Guilhem Moulin
Accepted Talks:
InterIMAP — The case for local IMAP servers and fast bidirectional synchronization
It is common to find local sendmail(1)
-compatible Mail Transport Agent on workstations, usually configured as nullmailer (relay-only) to a remote submission agent. However finding a local IMAP server seems less common. Instead a typical desktop Mail User Agent implements the full mail stack, from storage to rendering/edition, via custom caching, threading, searching, and notification mechanisms.
I will argue for local IMAP servers in order to reduce latency and enable offline mode with thin clients: such a client conforms to the UNIX philosophy as it takes care of rendering and nothing else, and relies on the underlying IMAP server for searches, sorting/threading, notification as well as storage (including caching). Such solution is fully compositional as it relies on documented protocols (namely IMAP4rev1 and its extensions) for the gluing part.

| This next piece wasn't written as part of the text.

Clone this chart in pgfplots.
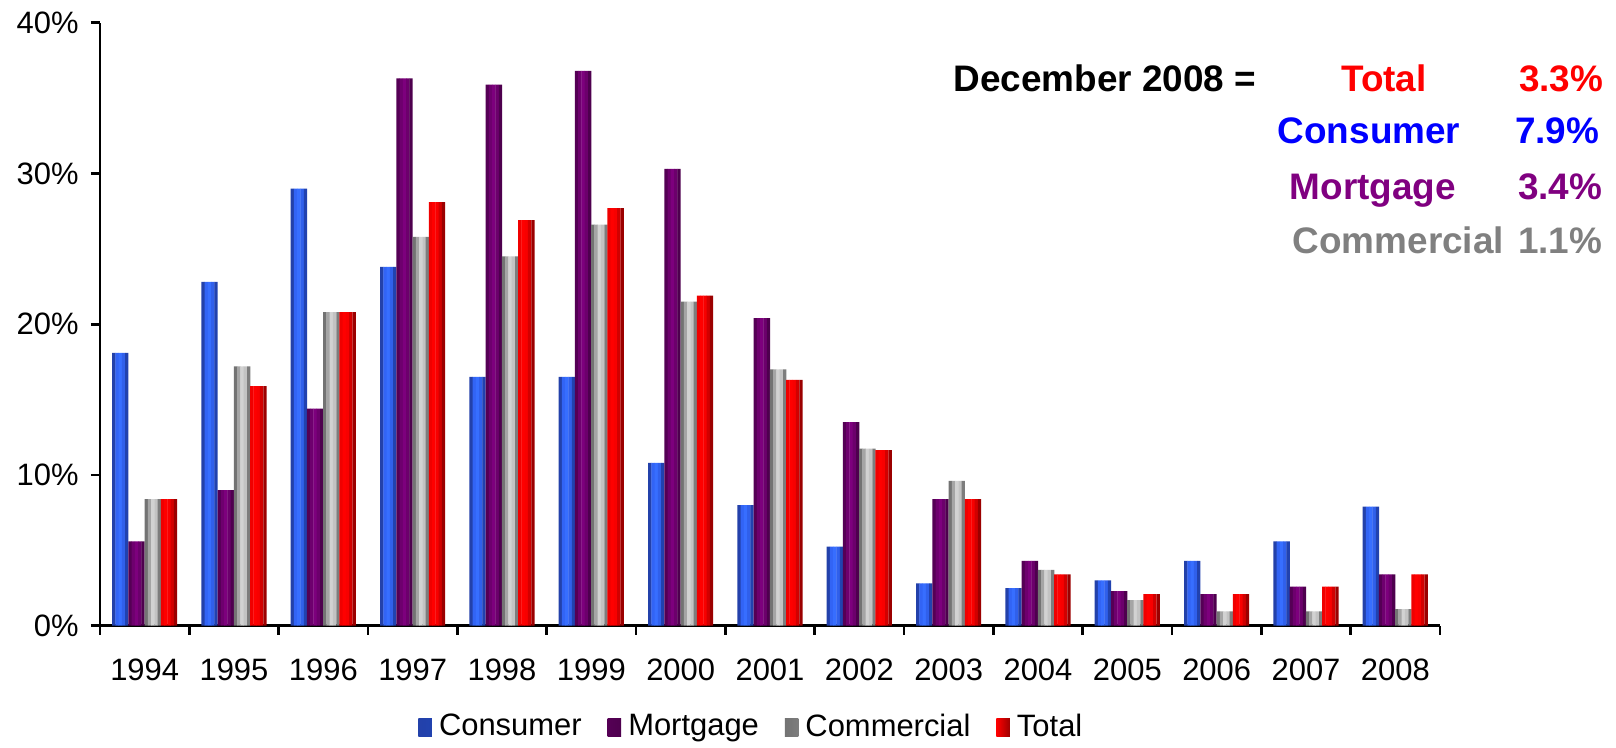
\documentclass[border=0pt]{standalone}
\usepackage{fontspec}
\setmainfont{Liberation Sans}
\usepackage{pgfplots}
\usepackage{pgfplotstable}
\pgfplotsset{compat=1.18}

% charge-off rates by year, in percent
\pgfplotstableread{
x  cons  mort  comm  tot
0  18.1  5.6   8.4   8.4
1  22.8  9.0   17.2  15.9
2  29.0  14.4  20.8  20.8
3  23.8  36.3  25.8  28.1
4  16.5  35.9  24.5  26.9
5  16.5  36.8  26.6  27.7
6  10.8  30.3  21.5  21.9
7  8.0   20.4  17.0  16.3
8  5.25  13.5  11.75 11.65
9  2.8   8.4   9.6   8.4
10 2.5   4.3   3.7   3.4
11 3.0   2.3   1.7   2.1
12 4.3   2.1   0.95  2.1
13 5.6   2.6   0.95  2.6
14 7.9   3.4   1.1   3.4
}\loanloss

% five vertical strips per bar give the shaded look
\definecolor{cons1}{RGB}{35,65,170}
\definecolor{cons2}{RGB}{50,100,245}
\definecolor{cons3}{RGB}{55,110,255}
\definecolor{cons4}{RGB}{48,96,235}
\definecolor{cons5}{RGB}{33,66,175}
\definecolor{mort1}{RGB}{85,0,85}
\definecolor{mort2}{RGB}{110,0,110}
\definecolor{mort3}{RGB}{125,0,125}
\definecolor{mort4}{RGB}{108,0,108}
\definecolor{mort5}{RGB}{78,0,78}
\definecolor{comm1}{RGB}{115,115,115}
\definecolor{comm2}{RGB}{165,165,165}
\definecolor{comm3}{RGB}{210,210,210}
\definecolor{comm4}{RGB}{195,195,195}
\definecolor{comm5}{RGB}{125,125,125}
\definecolor{tot1}{RGB}{240,0,0}
\definecolor{tot2}{RGB}{255,0,0}
\definecolor{tot3}{RGB}{248,0,0}
\definecolor{tot4}{RGB}{210,0,0}
\definecolor{tot5}{RGB}{155,0,0}
% text colours
\definecolor{txtBlue}{RGB}{0,0,255}
\definecolor{txtPurple}{RGB}{128,0,128}
\definecolor{txtGray}{RGB}{128,128,128}
\definecolor{txtRed}{RGB}{255,0,0}

% #1 column, #2 colour prefix, #3-#7 strip shifts
\newcommand{\barstrips}[7]{%
  \addplot[ybar, bar width=0.039, bar shift=#3, fill=#21, draw=none, forget plot] table[x=x, y=#1] {\loanloss};
  \addplot[ybar, bar width=0.039, bar shift=#4, fill=#22, draw=none, forget plot] table[x=x, y=#1] {\loanloss};
  \addplot[ybar, bar width=0.039, bar shift=#5, fill=#23, draw=none, forget plot] table[x=x, y=#1] {\loanloss};
  \addplot[ybar, bar width=0.039, bar shift=#6, fill=#24, draw=none, forget plot] table[x=x, y=#1] {\loanloss};
  \addplot[ybar, bar width=0.0364, bar shift=#7, fill=#25, draw=none, forget plot] table[x=x, y=#1] {\loanloss};
}

\begin{document}
\begin{tikzpicture}
\path[use as bounding box] (-1.0cm,-1.214cm) rectangle (15.16cm,6.257cm);
\begin{axis}[
    at={(0,0)}, anchor=south west,
    scale only axis,
    width=13.4cm, height=6.03cm,
    xmin=-0.5, xmax=14.5,
    ymin=0, ymax=40,
    axis x line*=bottom, axis y line*=left,
    axis line style={line width=0.8pt, -},
    tick style={black, line width=0.8pt},
    tick align=outside,
    major tick length=0.09cm, minor tick length=0.09cm,
    xtick={0,...,14},
    xticklabels={1994,1995,1996,1997,1998,1999,2000,2001,2002,2003,2004,2005,2006,2007,2008},
    major x tick style={draw=none},
    minor xtick={-0.5,0.5,...,14.5},
    ytick={0,10,20,30,40},
    yticklabel={\pgfmathprintnumber{\tick}\%},
    /pgf/number format/assume math mode=true,
    tick label style={font=\fontsize{8.8}{10.5}\selectfont},
    xticklabel style={yshift=-0.12cm},
    legend style={at={(0.488,-0.169)}, anchor=center, legend columns=-1,
        draw=none, fill=none, font=\fontsize{8.8}{10.5}\selectfont,
        /tikz/every even column/.append style={column sep=0.19cm}},
    legend image code/.code={\path[#1, draw=none] (0cm,-0.09cm) rectangle (0.135cm,0.09cm);},
]
\barstrips{cons}{cons}{-0.3458}{-0.3094}{-0.273}{-0.2366}{-0.2002}
\barstrips{mort}{mort}{-0.1638}{-0.1274}{-0.091}{-0.0546}{-0.0182}
\barstrips{comm}{comm}{0.0182}{0.0546}{0.091}{0.1274}{0.1638}
\barstrips{tot}{tot}{0.2002}{0.2366}{0.273}{0.3094}{0.3458}
\addlegendimage{left color=cons1, middle color=cons3, right color=cons5}
\addlegendentry{Consumer}
\addlegendimage{left color=mort1, middle color=mort3, right color=mort5}
\addlegendentry{Mortgage}
\addlegendimage{left color=comm1, middle color=comm3, right color=comm5}
\addlegendentry{Commercial}
\addlegendimage{left color=tot2, middle color=tot3, right color=tot5}
\addlegendentry{Total}
\end{axis}
\begin{scope}[every node/.style={inner sep=0pt, font=\fontsize{10.5}{12}\selectfont\bfseries}]
\node[anchor=base east] at (11.57cm,5.339cm) {December 2008 =};
\node[text=txtRed, anchor=base] at (12.84cm,5.339cm) {Total};
\node[text=txtRed, anchor=base east] at (15.04cm,5.339cm) {3.3\%};
\node[text=txtBlue, anchor=base] at (12.69cm,4.823cm) {Consumer};
\node[text=txtBlue, anchor=base east] at (15.00cm,4.823cm) {7.9\%};
\node[text=txtPurple, anchor=base] at (12.73cm,4.266cm) {Mortgage};
\node[text=txtPurple, anchor=base east] at (15.03cm,4.266cm) {3.4\%};
\node[text=txtGray, anchor=base west] at (11.92cm,3.726cm) {Commercial};
\node[text=txtGray, anchor=base east] at (15.03cm,3.726cm) {1.1\%};
\end{scope}
\end{tikzpicture}
\end{document}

That leaves the problem of synchronization between multiple devices (and/or IMAP accounts), in arbitrary topologies. There again IMAP comes to the rescue with its QRESYNC extension, which enables stateful and efficient bi-directional synchronization between two IMAP4rev1 servers. I will briefly present such a synchronization program, InterIMAP, and show a few benchmark metrics to justify its presence in the ecosystem and compare with so-called “full” synchronization solutions.